The quiet thunder of table tennis

Some sports announce themselves. Table tennis just quietly gets on with it - a folding table, a net, a little plastic ball, and that unmistakable pock-pock echoing off a rec-center wall. We went looking for it in the calendar and found a sport that's busier, and more woven into daily life here, than its modest footprint lets on.

Where it's played

Open-play table tennis runs at 11 different recreation centers across the community. The undisputed home of the game is La Hacienda Recreation, with 58 sessions in the window we counted - very nearly one every single day. Behind it, a healthy spread keeps the game close to wherever you live: Eisenhower (26), Everglades (25), Ezell and Lake Miona (24 apiece), and SeaBreeze (23), with another handful of centers rounding out the map. You are rarely far from a table.

How often

In just over six weeks we logged 243 table-tennis sessions - which works out to about 38 a week, somewhere most days, often at several centers at once. And these aren't quick drop-ins. The typical session runs a generous 2 hours and 40 minutes of open play, a long, easy window where players drift in, rotate through, and drift out. The busiest days, for the record, are Saturday and Tuesday - though honestly, the paddles are out all week.
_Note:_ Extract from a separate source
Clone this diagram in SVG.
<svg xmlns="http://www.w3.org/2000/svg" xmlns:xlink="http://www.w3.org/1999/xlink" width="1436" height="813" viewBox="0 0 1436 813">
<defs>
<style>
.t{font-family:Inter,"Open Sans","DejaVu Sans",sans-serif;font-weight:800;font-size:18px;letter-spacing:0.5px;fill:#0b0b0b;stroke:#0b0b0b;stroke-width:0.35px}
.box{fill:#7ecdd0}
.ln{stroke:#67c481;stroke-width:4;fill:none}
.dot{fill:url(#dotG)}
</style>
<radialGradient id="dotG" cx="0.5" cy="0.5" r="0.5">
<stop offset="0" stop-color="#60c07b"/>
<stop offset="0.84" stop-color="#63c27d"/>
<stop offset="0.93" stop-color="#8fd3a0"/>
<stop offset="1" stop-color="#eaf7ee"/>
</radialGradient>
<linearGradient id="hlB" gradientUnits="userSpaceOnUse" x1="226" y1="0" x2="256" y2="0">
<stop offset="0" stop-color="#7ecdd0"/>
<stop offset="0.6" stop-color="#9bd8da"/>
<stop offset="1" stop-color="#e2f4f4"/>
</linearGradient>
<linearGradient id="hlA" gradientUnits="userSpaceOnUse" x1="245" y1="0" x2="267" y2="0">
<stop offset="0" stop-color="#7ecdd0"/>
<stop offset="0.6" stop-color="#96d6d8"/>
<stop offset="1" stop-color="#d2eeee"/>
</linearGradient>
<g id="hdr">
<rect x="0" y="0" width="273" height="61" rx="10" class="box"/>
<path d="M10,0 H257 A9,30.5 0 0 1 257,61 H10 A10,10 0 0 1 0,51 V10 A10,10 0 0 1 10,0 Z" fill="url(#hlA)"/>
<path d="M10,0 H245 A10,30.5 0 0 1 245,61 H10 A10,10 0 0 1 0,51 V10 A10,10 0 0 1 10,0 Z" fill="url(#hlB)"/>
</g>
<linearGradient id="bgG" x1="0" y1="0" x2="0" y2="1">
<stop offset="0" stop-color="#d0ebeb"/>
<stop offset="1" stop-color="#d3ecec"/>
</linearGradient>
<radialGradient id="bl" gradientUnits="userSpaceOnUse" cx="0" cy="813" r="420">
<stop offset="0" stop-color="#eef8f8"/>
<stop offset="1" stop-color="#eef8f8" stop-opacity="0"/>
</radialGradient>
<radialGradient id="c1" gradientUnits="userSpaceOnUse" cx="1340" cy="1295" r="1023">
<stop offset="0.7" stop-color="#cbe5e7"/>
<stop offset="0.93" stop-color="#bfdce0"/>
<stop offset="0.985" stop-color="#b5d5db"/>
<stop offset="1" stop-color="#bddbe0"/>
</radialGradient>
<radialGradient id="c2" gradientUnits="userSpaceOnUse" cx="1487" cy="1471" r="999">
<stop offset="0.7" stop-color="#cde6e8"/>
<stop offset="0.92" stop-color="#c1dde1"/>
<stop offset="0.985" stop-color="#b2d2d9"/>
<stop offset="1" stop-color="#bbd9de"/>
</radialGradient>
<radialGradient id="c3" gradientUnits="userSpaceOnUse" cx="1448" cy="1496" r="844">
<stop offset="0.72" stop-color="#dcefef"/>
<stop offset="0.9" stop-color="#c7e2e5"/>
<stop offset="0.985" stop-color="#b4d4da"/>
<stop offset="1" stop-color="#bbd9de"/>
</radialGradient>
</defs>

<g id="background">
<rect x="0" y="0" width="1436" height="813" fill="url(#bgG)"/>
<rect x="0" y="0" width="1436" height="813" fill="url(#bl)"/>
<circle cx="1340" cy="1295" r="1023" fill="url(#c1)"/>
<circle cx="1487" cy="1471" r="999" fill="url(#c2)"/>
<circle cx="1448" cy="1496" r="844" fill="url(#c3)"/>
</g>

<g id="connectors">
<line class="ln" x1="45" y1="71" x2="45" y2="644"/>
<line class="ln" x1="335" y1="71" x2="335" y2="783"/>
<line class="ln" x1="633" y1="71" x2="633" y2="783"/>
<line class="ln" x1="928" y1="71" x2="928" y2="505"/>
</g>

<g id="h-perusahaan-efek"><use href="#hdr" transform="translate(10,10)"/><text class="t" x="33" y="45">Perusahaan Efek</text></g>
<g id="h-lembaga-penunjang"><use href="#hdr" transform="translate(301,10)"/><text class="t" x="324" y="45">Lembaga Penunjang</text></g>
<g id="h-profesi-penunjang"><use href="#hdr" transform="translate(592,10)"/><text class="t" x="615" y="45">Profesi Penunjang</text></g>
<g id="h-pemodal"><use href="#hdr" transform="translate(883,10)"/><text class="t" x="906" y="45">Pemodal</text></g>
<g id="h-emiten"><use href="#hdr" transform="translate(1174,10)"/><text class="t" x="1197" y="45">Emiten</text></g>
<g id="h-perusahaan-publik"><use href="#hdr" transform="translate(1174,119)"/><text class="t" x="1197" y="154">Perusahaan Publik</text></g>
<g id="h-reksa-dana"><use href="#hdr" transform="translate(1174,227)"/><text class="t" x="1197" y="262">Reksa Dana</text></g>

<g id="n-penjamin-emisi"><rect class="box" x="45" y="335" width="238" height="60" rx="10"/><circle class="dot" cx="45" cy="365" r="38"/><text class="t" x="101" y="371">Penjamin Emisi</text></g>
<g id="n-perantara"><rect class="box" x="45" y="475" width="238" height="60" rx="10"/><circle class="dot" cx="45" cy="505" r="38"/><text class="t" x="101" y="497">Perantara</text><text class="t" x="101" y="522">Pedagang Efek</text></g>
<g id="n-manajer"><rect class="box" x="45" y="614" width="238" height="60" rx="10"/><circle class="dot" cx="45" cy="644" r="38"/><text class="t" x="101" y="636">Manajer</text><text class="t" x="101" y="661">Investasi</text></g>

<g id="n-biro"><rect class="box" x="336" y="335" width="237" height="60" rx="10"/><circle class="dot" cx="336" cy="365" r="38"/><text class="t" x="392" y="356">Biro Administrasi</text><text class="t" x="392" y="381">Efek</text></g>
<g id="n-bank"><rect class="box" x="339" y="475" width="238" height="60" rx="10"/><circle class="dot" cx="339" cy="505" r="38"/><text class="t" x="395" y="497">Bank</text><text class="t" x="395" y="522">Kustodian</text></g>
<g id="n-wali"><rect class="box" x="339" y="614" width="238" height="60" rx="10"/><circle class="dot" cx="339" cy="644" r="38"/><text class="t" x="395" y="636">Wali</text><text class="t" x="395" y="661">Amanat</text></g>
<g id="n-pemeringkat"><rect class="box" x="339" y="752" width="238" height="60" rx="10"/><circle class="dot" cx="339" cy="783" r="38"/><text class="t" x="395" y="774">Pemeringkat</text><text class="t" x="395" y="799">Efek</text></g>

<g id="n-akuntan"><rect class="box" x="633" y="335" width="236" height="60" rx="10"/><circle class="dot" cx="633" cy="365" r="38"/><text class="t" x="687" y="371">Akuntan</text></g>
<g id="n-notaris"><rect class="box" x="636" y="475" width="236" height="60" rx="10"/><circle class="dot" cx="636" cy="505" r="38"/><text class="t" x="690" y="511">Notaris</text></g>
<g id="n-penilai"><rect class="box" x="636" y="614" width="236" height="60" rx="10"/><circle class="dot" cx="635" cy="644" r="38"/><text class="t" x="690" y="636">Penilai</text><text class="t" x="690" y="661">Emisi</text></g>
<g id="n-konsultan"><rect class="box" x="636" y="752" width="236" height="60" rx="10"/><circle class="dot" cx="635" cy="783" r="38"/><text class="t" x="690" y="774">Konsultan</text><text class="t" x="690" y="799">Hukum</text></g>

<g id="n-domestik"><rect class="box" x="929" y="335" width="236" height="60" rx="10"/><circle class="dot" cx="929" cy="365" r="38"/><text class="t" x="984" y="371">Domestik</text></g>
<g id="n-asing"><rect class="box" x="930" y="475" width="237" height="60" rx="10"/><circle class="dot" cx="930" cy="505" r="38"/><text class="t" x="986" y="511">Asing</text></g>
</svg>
The hours add up (a little napkin math)

Here's where we'll be upfront: the calendar tells us exactly how many sessions run and how long each table is booked, but it can't count heads. So allow us one modest assumption - say just 8 players cycling through a typical open-play session, which for a two-and-a-half-hour window is on the conservative side.
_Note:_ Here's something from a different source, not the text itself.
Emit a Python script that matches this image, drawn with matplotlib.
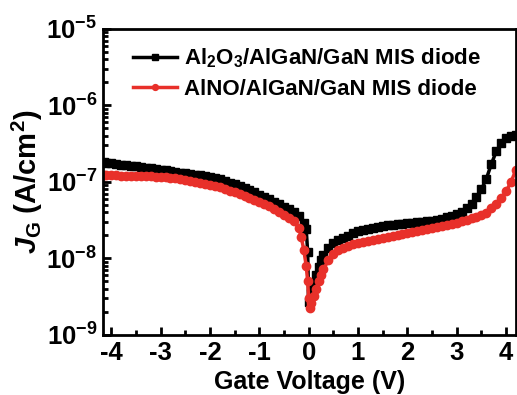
import matplotlib
matplotlib.use("Agg")
import matplotlib.pyplot as plt
from matplotlib.ticker import LogLocator, MultipleLocator, NullFormatter

# Al2O3/AlGaN/GaN MIS diode (black squares)
v_al2o3 = [-4.15, -4.1, -4.0, -3.9, -3.8, -3.7, -3.6, -3.5, -3.4, -3.3, -3.2, -3.1,
           -3.0, -2.9, -2.8, -2.7, -2.6, -2.5, -2.4, -2.3, -2.2, -2.1, -2.0, -1.9,
           -1.8, -1.7, -1.6, -1.5, -1.4, -1.3, -1.2, -1.1, -1.0, -0.9, -0.8, -0.7,
           -0.6, -0.5, -0.4, -0.3, -0.2, -0.1, -0.05, -0.02, 0.0, 0.05, 0.1, 0.15,
           0.2, 0.25, 0.3, 0.4, 0.5, 0.6, 0.7, 0.8, 0.9, 1.0, 1.1, 1.2, 1.3, 1.4,
           1.5, 1.6, 1.7, 1.8, 1.9, 2.0, 2.1, 2.2, 2.3, 2.4, 2.5, 2.6, 2.7, 2.8,
           2.9, 3.0, 3.1, 3.2, 3.3, 3.4, 3.5, 3.6, 3.7, 3.8, 3.9, 4.0, 4.1, 4.2]
j_al2o3 = [1.80e-7, 1.78e-7, 1.75e-7, 1.72e-7, 1.68e-7, 1.65e-7, 1.62e-7, 1.59e-7,
           1.56e-7, 1.53e-7, 1.50e-7, 1.47e-7, 1.44e-7, 1.41e-7, 1.38e-7, 1.35e-7,
           1.32e-7, 1.30e-7, 1.27e-7, 1.24e-7, 1.22e-7, 1.19e-7, 1.17e-7, 1.12e-7,
           1.08e-7, 1.03e-7, 9.8e-8, 9.3e-8, 8.8e-8, 8.3e-8, 7.8e-8, 7.3e-8,
           6.8e-8, 6.3e-8, 5.9e-8, 5.5e-8, 5.1e-8, 4.75e-8, 4.4e-8, 4.0e-8,
           3.6e-8, 2.9e-8, 2.4e-8, 1.2e-8, 2.7e-9, 3.5e-9, 4.5e-9, 6.0e-9,
           7.8e-9, 9.4e-9, 1.1e-8, 1.38e-8, 1.58e-8, 1.72e-8, 1.85e-8, 1.98e-8,
           2.12e-8, 2.25e-8, 2.35e-8, 2.45e-8, 2.53e-8, 2.6e-8, 2.66e-8, 2.72e-8,
           2.77e-8, 2.82e-8, 2.86e-8, 2.9e-8, 2.93e-8, 2.97e-8, 3.0e-8, 3.05e-8,
           3.12e-8, 3.2e-8, 3.32e-8, 3.45e-8, 3.6e-8, 3.75e-8, 4.1e-8, 4.5e-8,
           5.2e-8, 6.3e-8, 8.0e-8, 1.1e-7, 1.7e-7, 2.5e-7, 3.2e-7, 3.7e-7,
           4.0e-7, 4.1e-7]

# AlNO/AlGaN/GaN MIS diode (red circles)
v_alno = [-4.15, -4.1, -4.0, -3.9, -3.8, -3.7, -3.6, -3.5, -3.4, -3.3, -3.2, -3.1,
          -3.0, -2.9, -2.8, -2.7, -2.6, -2.5, -2.4, -2.3, -2.2, -2.1, -2.0, -1.9,
          -1.8, -1.7, -1.6, -1.5, -1.4, -1.3, -1.2, -1.1, -1.0, -0.9, -0.8, -0.7,
          -0.6, -0.5, -0.4, -0.3, -0.2, -0.15, -0.1, -0.05, -0.02, 0.0, 0.02, 0.05,
          0.1, 0.15, 0.2, 0.25, 0.3, 0.4, 0.5, 0.6, 0.7, 0.8, 0.9, 1.0, 1.1, 1.2,
          1.3, 1.4, 1.5, 1.6, 1.7, 1.8, 1.9, 2.0, 2.1, 2.2, 2.3, 2.4, 2.5, 2.6,
          2.7, 2.8, 2.9, 3.0, 3.1, 3.2, 3.3, 3.4, 3.5, 3.6, 3.7, 3.8, 3.9, 4.0,
          4.1, 4.2]
j_alno = [1.23e-7, 1.23e-7, 1.22e-7, 1.22e-7, 1.21e-7, 1.21e-7, 1.20e-7, 1.20e-7,
          1.19e-7, 1.18e-7, 1.18e-7, 1.17e-7, 1.16e-7, 1.15e-7, 1.13e-7, 1.11e-7,
          1.08e-7, 1.06e-7, 1.03e-7, 1.00e-7, 9.7e-8, 9.4e-8, 9.1e-8, 8.8e-8,
          8.5e-8, 8.1e-8, 7.7e-8, 7.3e-8, 7.0e-8, 6.6e-8, 6.2e-8, 5.85e-8,
          5.5e-8, 5.2e-8, 4.8e-8, 4.45e-8, 4.1e-8, 3.7e-8, 3.4e-8, 3.05e-8,
          2.5e-8, 1.9e-8, 1.3e-8, 8.0e-9, 5.0e-9, 3.0e-9, 2.24e-9, 2.6e-9,
          3.2e-9, 4.0e-9, 5.0e-9, 6.1e-9, 7.2e-9, 9.5e-9, 1.15e-8, 1.28e-8,
          1.38e-8, 1.47e-8, 1.54e-8, 1.6e-8, 1.65e-8, 1.7e-8, 1.75e-8, 1.8e-8,
          1.85e-8, 1.9e-8, 1.96e-8, 2.02e-8, 2.08e-8, 2.15e-8, 2.22e-8, 2.28e-8,
          2.35e-8, 2.42e-8, 2.48e-8, 2.55e-8, 2.62e-8, 2.7e-8, 2.8e-8, 2.9e-8,
          3.05e-8, 3.2e-8, 3.35e-8, 3.5e-8, 3.65e-8, 3.95e-8, 4.5e-8, 5.2e-8,
          6.1e-8, 7.5e-8, 1.0e-7, 1.44e-7]

y_ticks = [1e-9, 1e-8, 1e-7, 1e-6, 1e-5]

plt.rcParams['font.family'] = 'Liberation Sans'
plt.rcParams['font.weight'] = 'bold'
plt.rcParams['axes.labelweight'] = 'bold'
plt.rcParams['axes.unicode_minus'] = False
plt.rcParams['mathtext.fontset'] = 'custom'
plt.rcParams['mathtext.rm'] = 'Liberation Sans:bold'
plt.rcParams['mathtext.it'] = 'Liberation Sans:italic:bold'
plt.rcParams['mathtext.bf'] = 'Liberation Sans:bold'

red = '#e8302a'

fig = plt.figure(figsize=(5.17, 3.95), dpi=100)
ax = fig.add_axes([0.199, 0.152, 0.799, 0.775])

ax.plot(v_al2o3, j_al2o3, color='black', marker='s', markersize=6, lw=2.5,
        label='Al$_2$O$_3$/AlGaN/GaN MIS diode')
ax.plot(v_alno, j_alno, color=red, marker='o', markersize=6, lw=2.5,
        label='AlNO/AlGaN/GaN MIS diode')

ax.set_yscale('log')
ax.set_yticks(y_ticks)
ax.set_xlim(-4.17, 4.2)
ax.set_ylim(1e-9, 1e-5)

ax.xaxis.set_major_locator(MultipleLocator(1))
ax.xaxis.set_minor_locator(MultipleLocator(0.5))
ax.yaxis.set_minor_locator(LogLocator(base=10, subs=range(2, 10), numticks=10))
ax.yaxis.set_minor_formatter(NullFormatter())

ax.tick_params(which='both', direction='in', top=False, right=False, width=2)
ax.tick_params(which='major', length=6, labelsize=18.5, pad=4)
ax.tick_params(which='minor', length=3.5)
for s in ax.spines.values():
    s.set_linewidth(2)

ax.set_xlabel('Gate Voltage (V)', fontsize=18, labelpad=4)
ax.set_ylabel(r'$\mathit{J}_{\mathrm{G}}$ (A/cm$^{\mathrm{2}}$)', fontsize=21, labelpad=1)

ax.legend(loc='upper left', frameon=False, fontsize=16, handlelength=2.0,
          handletextpad=0.3, borderaxespad=0.4, labelspacing=0.4,
          markerscale=0.7, bbox_to_anchor=(0.03, 1.0))

fig.savefig('out.png', dpi=100)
Run that math and it stacks up fast. Those 38 weekly sessions are about 100 hours of scheduled table time every week. Put 8 players in each and you get roughly 800 person-hours of table tennis a week - which is about 3,500 a month, and north of 40,000 hours a year of neighbors swatting a little ball back and forth. From a game you can set up in a hallway, that is a genuinely staggering amount of joy.

Why it matters

A number like that isn't really about ping-pong. It's about a sport that asks almost nothing of you and gives a lot back. It's gentle on the joints but sharp on reflexes and focus - the kind of light, social workout the body keeps saying yes to for decades. And because it lives indoors, it never checks the forecast. While half the calendar is watching for the afternoon storm or hiding from the August sun, the table-tennis crowd is in air conditioning, unbothered, year-round. Rain or shine, the game is on.
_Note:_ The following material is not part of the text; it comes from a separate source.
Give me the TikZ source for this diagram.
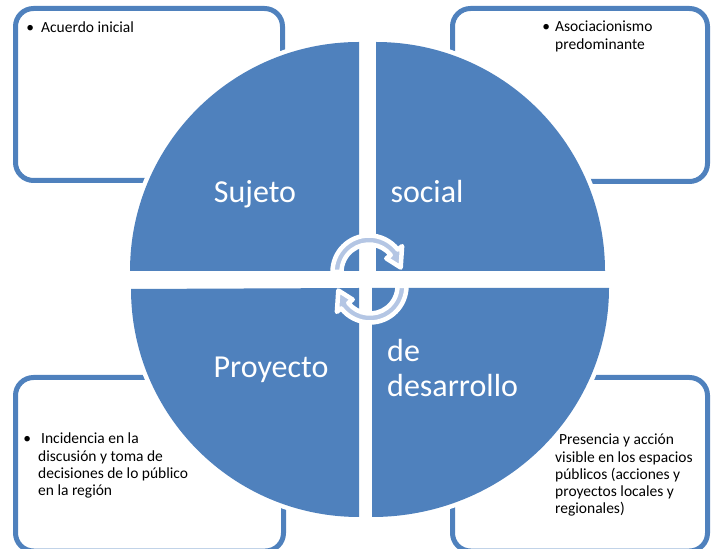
\documentclass[tikz,border=0pt]{standalone}
\usepackage{fontspec}
\setmainfont{Carlito}
\usetikzlibrary{calc}
\definecolor{quadblue}{HTML}{4F81BD}
\definecolor{arrowpale}{HTML}{B4C6E4}
\tikzset{
  infobox/.style={draw=quadblue, line width=5pt, rounded corners=18pt},
  quadrant/.style={fill=quadblue, preaction={draw=white, line width=9pt}},
  biglabel/.style={text=white, font=\fontsize{32}{35}\selectfont, inner sep=0pt},
  smalltext/.style={font=\fontsize{15.5}{17.2}\selectfont, align=left, inner sep=0pt},
  cyclearrow/.style={fill=arrowpale, draw=white, line width=4.5pt, line join=round}
}

\begin{document}
\begin{tikzpicture}[x=1pt, y=1pt]
  \clip (0,0) rectangle (711,548);
  % boxes behind the circle
  \draw[infobox] (15.5,539.5) rectangle (282.5,367.5);
  \draw[infobox] (452.5,539.5) rectangle (707.5,366.5);
  \draw[infobox] (15.5,170.5) rectangle (283.5,-3);
  \draw[infobox] (452.5,170.5) rectangle (707.5,-3);

  % four quarters
  \path[quadrant] (359,277) -- ++(180:229) arc[start angle=180, end angle=90, radius=229pt] -- cycle;
  \path[quadrant] (376,277) -- ++(90:229) arc[start angle=90, end angle=0, radius=229pt] -- cycle;
  \path[quadrant] (359,260) -- ++(270:229) arc[start angle=270, end angle=180, radius=228pt] -- cycle;
  \path[quadrant] (372,260) -- ++(0:237) arc[start angle=0, end angle=-90, x radius=237pt, y radius=229pt] -- cycle;

  \node[biglabel] (suj) at (255,354) {Sujeto};
  \node[biglabel] (soc) at (427,356) {social};
  \node[biglabel] (pro) at (271,178) {Proyecto};
  \node[biglabel, anchor=west, align=left] (des) at (387,180) {de\\desarrollo};

  % texts in the boxes
  \node[smalltext, anchor=base west] (acu) at (41,515) {\llap{\textbullet\hspace{7pt}}Acuerdo inicial};
  \node[smalltext, anchor=north west] (aso) at (555,527) {\llap{\textbullet\hspace{5pt}}Asociacionismo\\predominante};
  \node[smalltext, anchor=north west] (inc) at (38,115) {\llap{\textbullet\hspace{7pt}}\hspace{3pt}Incidencia en la\\discusión y toma de\\decisiones de lo público\\en la región};
  \node[smalltext, anchor=north west] (pre) at (555,114) {\hspace{4pt}Presencia y acción\\visible en los espacios\\públicos (acciones y\\proyectos locales y\\regionales)};

  % circular arrows
  \coordinate (ca) at (369,276);
  \coordinate (cb) at (370,262);
  \filldraw[cyclearrow] ($(ca)+(180:36.5)$) arc[start angle=180, end angle=38, radius=36.5pt]
    -- ($(ca)+(38:42)$) -- ($(ca)+(8:32)$) -- ($(ca)+(38:22)$) -- ($(ca)+(38:27.5)$)
    arc[start angle=38, end angle=180, radius=27.5pt] -- cycle;
  \filldraw[cyclearrow] ($(cb)+(0:36.5)$) arc[start angle=0, end angle=-142, radius=36.5pt]
    -- ($(cb)+(218:42)$) -- ($(cb)+(188:32)$) -- ($(cb)+(218:22)$) -- ($(cb)+(218:27.5)$)
    arc[start angle=-142, end angle=0, radius=27.5pt] -- cycle;
\end{tikzpicture}
\end{document}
A sport for every age at the table

Best of all, table tennis is ageless. The same table that hosts a sharp 70-something doubles rivalry on Tuesday is exactly where you sit a visiting grandchild down on Saturday and discover the two of you are suddenly, fiercely competitive. There's no learning curve to ruin the afternoon and no generation gap the ball can't bridge. It's the rare activity that's just as good at nine as it is at ninety - which may be the truest reason those 40,000 hours keep adding up, one cheerful pock-pock at a time.